Last Wednesday I hiked up Pike’s Peak. I took Crag’s Trail, which is not the long trail; there is only a 4000 foot elevation gain. But since we had been up late the night before and because our group really didn’t have experienced hikers we opted for the short trail. We started at 8 AM and got to the peak at 1 PM. I hiked with Adam and Christiaan, the two members of my small group that I don’t work conference services with. This made the trip especially special for me. I don’t get to spend nearly as much time with these two guys as I’d like to. We were picked up at the peak by Guido and his friend Laurence who didn’t want to hike but wanted to see the top. The drive down was almost as hard as the hike up. The brakes on the car we had borrowed overheated and we had to stop to let them cool for about an hour. This hike was not as harrowing as the one done by Andy Larkin when he went to NCP last year (snow, sleet, hail, etc.) but it was still very rewarding.
The work week seemed to just fly by. Some things of note during the week: On Friday night I went to the McKinney home for dinner. Unfortunately Doug and Andy were out of town so there were just three of us, but it was still a fun evening. Saturday afternoon I met with Jim Downing for about two hours. For those unfamiliar with the name, he’s one of the original Navigators from the Navy ministry. He’s 92 years old. I have to be honest, I should have done this much sooner than I did. I really only got to get acquainted with him when I could have met with him many more times had I just made the effort. I just let him talk most of the time, really only asking questions a couple of times. He had a lot to say, especially about vision for the future. I also asked him about the book on Meditation that he wrote that I read this summer. It’s always a special pleasure to be able to speak to the author about his book.
Almost every night this past week the NCP crew has gone out together. We all feel our time growing short and are just trying to make the most of it. With the exception of Saturday night’s hike I have been to all of these things, so I’m starting to wear down. But Adam said something to me that has really struck a chord with me: tomorrow you’ll regret having stayed up this late; in a week you’ll thank yourself. Very true words.

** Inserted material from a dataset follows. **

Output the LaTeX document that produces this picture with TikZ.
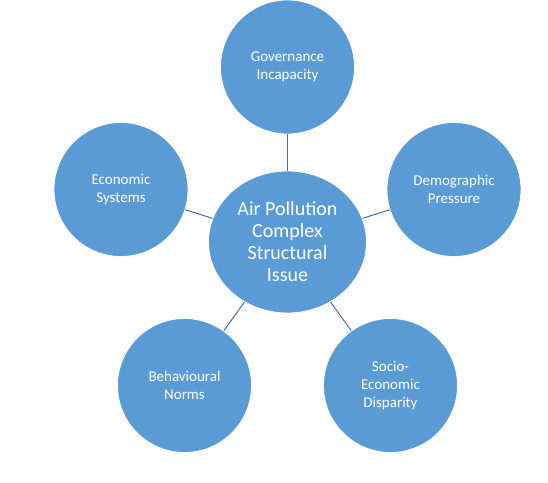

Saturday night was our final talk from Jerry Bridges, which was once again very good. He spoke on spiritual transformation (aka sanctification). Sunday night was the last small group Bible study night. Actually we didn’t go over the study at all. Guido decided that we would pray over each member of the team individually. This was very powerful. We first spoke words of affirmation to the person, then listened to their prayer requests, then prayed over them. It was a very strong note to go out on. (Quote of the day #2 comes from this evening.)
Today was split up into three parts: time alone with God, cleaning the Timothy house, and a banquet. I’ve done the first two of these and the banquet will begin at 6 PM. This will be the last time that all of us will be together. I don’t remember this feeling in the pit of my stomach being this strong at the end of Miami STP, or at the end of my study abroad in Florence, or at the end of any of my mission trips. It’s the feeling of not wanting to let go of this moment. It feels like there’s still more to say, still more to do, still more to experience. I know these 62 other people at NCP, but I want to know each of them better than I do now and I fear that that won’t be possible after today. Somehow I need to put aside this feeling and enjoy this last moment. Tonight, however long tonight may last for me, I need to enjoy this family for the last time. Save my separation anxiety for another day. Tonight we celebrate!